Elle justifie également de l'obtention d'un rendez-vous auprès des services consulaires d'Algérie le 3 janvier 2023, dont il n'est pas contesté qu'il a eu lieu, ainsi que cela ressort du courriel du 6 janvier 2023 par lequel la préfecture demande au consulat d'Algérie s'il est disposé, après cette audition, à délivrer un laissez-passer.



Elle justifie enfin avoir sollicité un rendez-vous auprès du consulat de Tunisie, par courriels du 12 janvier 2023 puis du 23 janvier 2023.



Un laissez-passer ou tout autre document de voyage ne peut être délivré que dès lors que la nationalité et donc l'identité de l'intéressé a été formellement établie. En l'état d'une personne dépourvue de pièce d'identité, et connue sous différentes identités (M. [M] [Y] [E] alias [P] [D]), les recherches propres à identifier l'origine et la nationalité de celle-ci sont incontournables et retardent d'autant la délivrance du titre de voyage. C'est donc de manière pertinente que la préfecture sollicite les différents consulats ci-dessus évoqués, et ce faisant, justifie tant de l'accomplissement des diligences nécessaires pour justifier un maintien en rétention que des conditions juridiques nécessaires à une deuxième prolongation de la rétention.

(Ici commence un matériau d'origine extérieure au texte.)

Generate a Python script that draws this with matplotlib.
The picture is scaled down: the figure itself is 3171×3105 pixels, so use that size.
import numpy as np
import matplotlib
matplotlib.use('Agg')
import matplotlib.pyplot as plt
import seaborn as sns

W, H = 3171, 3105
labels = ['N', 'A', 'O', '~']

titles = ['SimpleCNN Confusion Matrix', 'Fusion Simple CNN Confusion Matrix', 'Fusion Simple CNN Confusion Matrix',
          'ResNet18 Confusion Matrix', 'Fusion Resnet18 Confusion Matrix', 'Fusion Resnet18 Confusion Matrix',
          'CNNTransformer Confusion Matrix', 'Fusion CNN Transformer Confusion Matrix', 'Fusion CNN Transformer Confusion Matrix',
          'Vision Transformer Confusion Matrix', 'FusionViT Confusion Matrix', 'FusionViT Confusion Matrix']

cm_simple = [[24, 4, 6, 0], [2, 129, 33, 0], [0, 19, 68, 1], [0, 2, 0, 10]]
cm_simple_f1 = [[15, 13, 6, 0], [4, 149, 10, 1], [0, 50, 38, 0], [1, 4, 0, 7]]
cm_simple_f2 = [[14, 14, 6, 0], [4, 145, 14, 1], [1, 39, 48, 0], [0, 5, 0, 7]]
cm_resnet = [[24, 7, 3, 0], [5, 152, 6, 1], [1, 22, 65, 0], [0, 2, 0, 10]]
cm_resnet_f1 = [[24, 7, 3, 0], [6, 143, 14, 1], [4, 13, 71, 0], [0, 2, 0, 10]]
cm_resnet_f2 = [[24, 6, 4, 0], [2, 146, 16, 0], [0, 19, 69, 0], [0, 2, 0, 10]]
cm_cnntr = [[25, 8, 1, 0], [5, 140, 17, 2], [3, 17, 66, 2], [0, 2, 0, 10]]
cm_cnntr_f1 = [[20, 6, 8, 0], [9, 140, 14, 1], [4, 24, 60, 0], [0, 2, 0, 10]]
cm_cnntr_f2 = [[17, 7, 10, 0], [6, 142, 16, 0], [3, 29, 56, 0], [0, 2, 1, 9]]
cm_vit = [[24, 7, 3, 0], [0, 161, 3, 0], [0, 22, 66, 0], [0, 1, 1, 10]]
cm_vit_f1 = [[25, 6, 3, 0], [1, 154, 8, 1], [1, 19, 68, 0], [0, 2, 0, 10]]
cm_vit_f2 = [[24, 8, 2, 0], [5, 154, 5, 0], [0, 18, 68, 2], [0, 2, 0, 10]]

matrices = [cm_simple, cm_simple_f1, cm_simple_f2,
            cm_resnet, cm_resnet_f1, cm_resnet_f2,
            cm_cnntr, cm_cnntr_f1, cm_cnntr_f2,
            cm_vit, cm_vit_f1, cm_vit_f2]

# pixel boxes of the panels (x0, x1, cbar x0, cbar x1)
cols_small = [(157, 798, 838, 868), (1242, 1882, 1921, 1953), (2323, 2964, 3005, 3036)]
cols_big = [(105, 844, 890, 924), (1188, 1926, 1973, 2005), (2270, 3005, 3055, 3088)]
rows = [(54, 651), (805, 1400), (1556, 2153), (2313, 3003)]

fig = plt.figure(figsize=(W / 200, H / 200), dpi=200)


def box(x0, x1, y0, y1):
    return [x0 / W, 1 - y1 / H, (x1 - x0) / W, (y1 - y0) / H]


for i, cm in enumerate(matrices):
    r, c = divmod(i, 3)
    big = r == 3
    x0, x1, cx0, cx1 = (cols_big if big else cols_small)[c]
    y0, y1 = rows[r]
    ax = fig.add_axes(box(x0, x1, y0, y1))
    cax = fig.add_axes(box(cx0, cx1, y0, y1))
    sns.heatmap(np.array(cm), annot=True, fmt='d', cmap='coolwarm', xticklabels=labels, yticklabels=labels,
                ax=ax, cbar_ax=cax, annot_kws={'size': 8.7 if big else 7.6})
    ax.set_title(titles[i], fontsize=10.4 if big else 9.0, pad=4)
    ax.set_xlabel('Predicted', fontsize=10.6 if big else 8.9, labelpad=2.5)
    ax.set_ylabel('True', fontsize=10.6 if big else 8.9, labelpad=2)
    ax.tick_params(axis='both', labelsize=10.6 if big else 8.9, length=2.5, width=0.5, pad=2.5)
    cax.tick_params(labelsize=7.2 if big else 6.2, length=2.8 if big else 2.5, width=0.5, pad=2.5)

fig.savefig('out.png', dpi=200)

Il est précisé à cet égard que l'appréciation des diligences requises n'a pas à tenir compte de la période d'incarcération ayant précédé le placement en rétention, l'administration n'ayant aucune obligation d'exercer des diligences avant ce placement.

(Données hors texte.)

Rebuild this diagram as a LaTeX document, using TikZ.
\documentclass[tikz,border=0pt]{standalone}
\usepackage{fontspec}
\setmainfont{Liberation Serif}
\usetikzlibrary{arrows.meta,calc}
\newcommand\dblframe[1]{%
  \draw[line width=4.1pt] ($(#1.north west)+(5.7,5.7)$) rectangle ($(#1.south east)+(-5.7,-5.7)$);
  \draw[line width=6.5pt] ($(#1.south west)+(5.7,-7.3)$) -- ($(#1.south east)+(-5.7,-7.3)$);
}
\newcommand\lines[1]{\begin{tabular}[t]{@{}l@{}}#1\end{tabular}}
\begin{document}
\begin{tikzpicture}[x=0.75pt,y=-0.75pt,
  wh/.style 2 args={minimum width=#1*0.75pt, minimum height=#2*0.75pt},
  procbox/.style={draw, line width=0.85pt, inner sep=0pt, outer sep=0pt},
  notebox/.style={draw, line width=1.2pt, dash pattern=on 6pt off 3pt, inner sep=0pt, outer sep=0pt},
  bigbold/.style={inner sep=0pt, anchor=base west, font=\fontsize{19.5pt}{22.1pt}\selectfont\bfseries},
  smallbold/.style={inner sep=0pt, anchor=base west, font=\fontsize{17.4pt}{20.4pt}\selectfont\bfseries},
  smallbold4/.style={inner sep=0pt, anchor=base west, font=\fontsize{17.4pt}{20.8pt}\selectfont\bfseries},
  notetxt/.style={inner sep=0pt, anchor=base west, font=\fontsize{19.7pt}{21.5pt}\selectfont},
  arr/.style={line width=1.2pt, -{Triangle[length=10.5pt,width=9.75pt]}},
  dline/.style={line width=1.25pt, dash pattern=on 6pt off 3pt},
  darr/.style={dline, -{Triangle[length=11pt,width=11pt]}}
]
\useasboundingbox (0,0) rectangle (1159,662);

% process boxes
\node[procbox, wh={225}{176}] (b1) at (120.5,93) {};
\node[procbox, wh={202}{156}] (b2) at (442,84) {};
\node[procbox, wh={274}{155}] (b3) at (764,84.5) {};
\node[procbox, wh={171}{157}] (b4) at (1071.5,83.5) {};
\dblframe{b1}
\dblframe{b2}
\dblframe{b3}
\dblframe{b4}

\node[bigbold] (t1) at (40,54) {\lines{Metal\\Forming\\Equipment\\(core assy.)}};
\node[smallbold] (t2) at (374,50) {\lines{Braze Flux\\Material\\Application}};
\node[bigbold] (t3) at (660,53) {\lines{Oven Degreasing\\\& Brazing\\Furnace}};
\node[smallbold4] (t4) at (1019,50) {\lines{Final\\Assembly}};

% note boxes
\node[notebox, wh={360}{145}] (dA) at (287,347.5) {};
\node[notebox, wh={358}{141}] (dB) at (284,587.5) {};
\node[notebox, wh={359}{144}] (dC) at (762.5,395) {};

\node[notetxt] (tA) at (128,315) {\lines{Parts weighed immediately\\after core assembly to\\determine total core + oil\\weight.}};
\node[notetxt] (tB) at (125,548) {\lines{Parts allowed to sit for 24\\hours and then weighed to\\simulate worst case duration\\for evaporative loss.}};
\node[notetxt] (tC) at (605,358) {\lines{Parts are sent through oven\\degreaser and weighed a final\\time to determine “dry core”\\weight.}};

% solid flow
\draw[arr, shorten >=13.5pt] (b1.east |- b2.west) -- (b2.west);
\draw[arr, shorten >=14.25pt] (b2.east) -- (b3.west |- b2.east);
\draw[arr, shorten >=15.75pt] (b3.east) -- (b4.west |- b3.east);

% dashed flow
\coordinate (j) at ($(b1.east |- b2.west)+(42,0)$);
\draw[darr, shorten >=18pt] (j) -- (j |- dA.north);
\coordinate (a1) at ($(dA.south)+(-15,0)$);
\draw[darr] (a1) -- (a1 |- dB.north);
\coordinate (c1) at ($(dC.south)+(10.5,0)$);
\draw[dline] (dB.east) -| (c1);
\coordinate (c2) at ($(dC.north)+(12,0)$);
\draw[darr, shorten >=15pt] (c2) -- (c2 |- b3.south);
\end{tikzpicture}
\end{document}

Des perspectives raisonnables d'éloignement existent dès lors que la préfecture recherche auprès de différents pays, qui n'ont pas répondu négativement, à établir l'identité et la nationalité de M. [M] [Y] [E].



Il en résulte que la décision du JLD est confirmée.



PAR CES MOTIFS :



Statuant publiquement, par ordonnance réputée contradictoire et en dernier ressort,



Déclare recevable l'appel interjeté par Monsieur [M] [Y] [E] à l'encontre de l'ordonnance rendue le 26 Janvier 2023 par le juge des libertés et de la détention de Rouen, prolongeant la mesure de rétention administrative le concernant pour une durée supplémentaire de trente jours ;



Confirme la décision entreprise en toutes ses dispositions.





Fait à Rouen, le 28 Janvier 2023 à 17 heures 27.







LA GREFFIERE, LA CONSEILLÈRE,

















NOTIFICATION



La présente ordonnance est immédiatement notifiée contre récépissé à toutes les parties qui en reçoivent une expédition et sont informées de leur droit de former un pourvoi en cassation dans les deux mois de la présente notification et dans les conditions fixées par les articles 973 et suivants du code de procédure civile.